According to Single Stone founders Ari and Corina Madilian, who specialize in gems that were cut in the late 1800s and early 1900s, “these diamonds were mined and cut by artisans with great skill and vision. The most popular tend to have a hint of warmth, in the J to M color range. We love their soft and subtle brilliance compared to their modern counterparts.”

So, while a vintage-cut stone won’t shine as brightly as a modern cut, the wearer will have the satisfaction of knowing they have something that no one else has. Just don’t wait too long to make a decision. As Clancy notes, “You have to be quick on the draw because these one-of-a-kind pieces fly outta here!”


Reimagine an heirloom stone

If you have a piece of family jewelry that isn’t quite your style, there are plenty of designers who will work with you to create a new piece with your heirloom stones. “A lot of people who have inherited jewelry love the sentiment of the piece but not the design, so it ends up just sitting in a safe gathering dust,” jewelry designer Rachel Boston says. “Breathing new life in to a piece and making it into something you love and will wear every day is the best way to honor it, and using the same stones keeps that sentimental bond.”

Not only does an inherited gem have a backstory, but it’s also a more sustainable choice. Says Clancy: “We occasionally set customers’ heirloom stones in a reimagined vintage setting if not something more modern. We are all about repurposing and recycling to go easy on Mama Earth.”


Remember that perfection is overrated

12.85 Carat Cushion Cut Diamond Ring by Shreve, Crump & Low
12.85-carat cushion-cut diamond ring, 21st century. Offered by Shreve, Crump & Low

Choosing a ring can be a confusing, high-pressure process, so it’s tempting to get caught up in the idea of having a flawless diamond. “People obsess over color and clarity, but buying a diamond that is right for you might mean dialing down the things that aren’t as important to you,” Walker says. “I suggest to people that you begin by sacrificing clarity. You don’t need a flawless stone.”

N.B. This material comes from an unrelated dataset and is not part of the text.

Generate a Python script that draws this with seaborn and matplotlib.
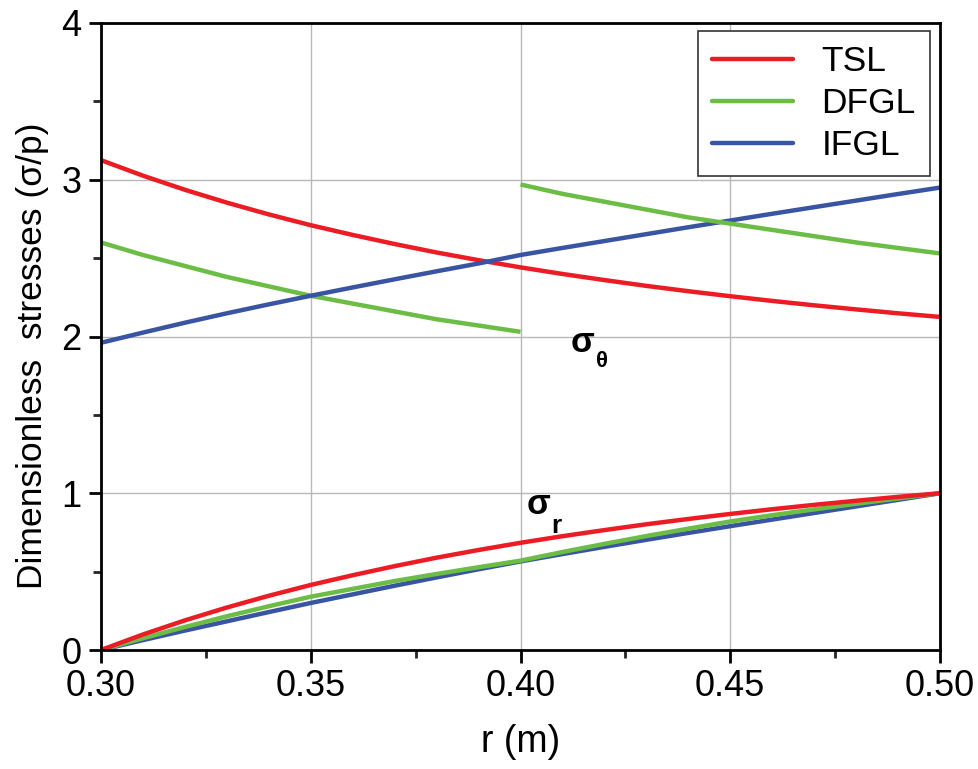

Smith from Millane’s agrees. “Often the idea of flawlessness is appealing, but perhaps with a smaller budget, it’s best to go for something a little bigger with a few not-so-visible ‘flaws’ and a good color,” she says, noting that the word “flaw” is a bit of a misnomer, anyway. “Temper the technical with a little of the emotion.”

You can also opt for a less traditional look altogether. “For my engagement rings, I specialize in using imperfect gray diamonds and white high-clarity diamonds, or — my personal favorite — combining the two,” Boston says. “Imperfect gray or ‘salt and pepper’ diamonds are stones with natural markings and inclusions inside, which give them an unusual coloring or pattern. I love the uniqueness of the stones and the fact that no two will ever have the same markings. They’re also less expensive than high-clarity white diamonds, so people tend to be more adventurous with design and you can get a larger carat for your budget.”


Know what you like, but keep an open mind

Before you go ring shopping, spend some time researching different styles, gems and cuts to get an idea of what you gravitate towards, even if it’s not what you ultimately end up choosing. “Just like a dress on a hanger, a ring looks different in the box than on the hand,” notes Smith of Millane’s.

The Madilians of Single Stone concur. “Our advice would be to go in with an open mind. Try on things you never thought you would like and you might be surprised,” they say. “It is not important to have what society says is an ‘engagement ring’ but more important for you to choose something that represents you. Engagement rings symbolize the love and union of two individuals, and they should never be seen as anything other than that.”

When you’re finally to select an engagement ring, trust your instincts. “After all the advice you receive, buy the one you like!” says Smith. “It doesn’t matter if it’s a smaller diamond than your friend’s, or not the style you thought you’d have. If you love it, that’s the one for you.”